Speaking of the cops... I recently had an inspiring interview with Sgt. Vickie Stansberry, the SFPD's sketch artist. (She plays a key role in the book's chapter on how we get images from our minds onto paper).
During our talk, Sgt. Stansberry gave me a demonstration of what it is like to have your mind picked clean by a forensic artist. Trippy. I got a shock seeing how much is stored in our visual brains that we don't ourselves know. And she got a great view of the front of my house. (I had no idea that I knew our front door had three panels until she showed me what I had described to her... like I said, trippy.)

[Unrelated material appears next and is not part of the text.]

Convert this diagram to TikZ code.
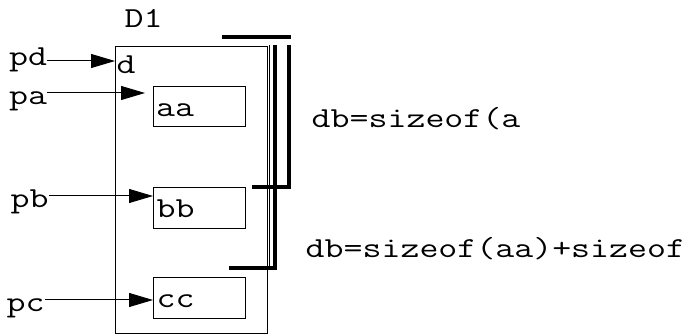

The biggest insight was this: the forensic artist really has three jobs, each one more challenging than the previous. First, she has to get someone to recall a face that they might have seen for no more than a few seconds, and in many cases saw amidst pure trauma. Second, she has to get them to verbally describe that face so that she can draw it. Third, she has to create the fully realized image of a person she herself has never met before. As Sgt. Stansberry says, "The witnesses become my eyes and I become their hands."
There are so many lessons here for visual thinkers that I'm still trying to get them all down, but one that really sticks with me: if you want to recall something vaguely remembered, close your eyes and imagine what happened leading up to the critical moment. Then "play the mental video camera forward frame-by-frame" until right up to the moment of truth and stop there. Your mind will bring it all back, and in greater detail than you ever knew. Whew.
Like Sgt. Stansberry says, it works for finding your keys too.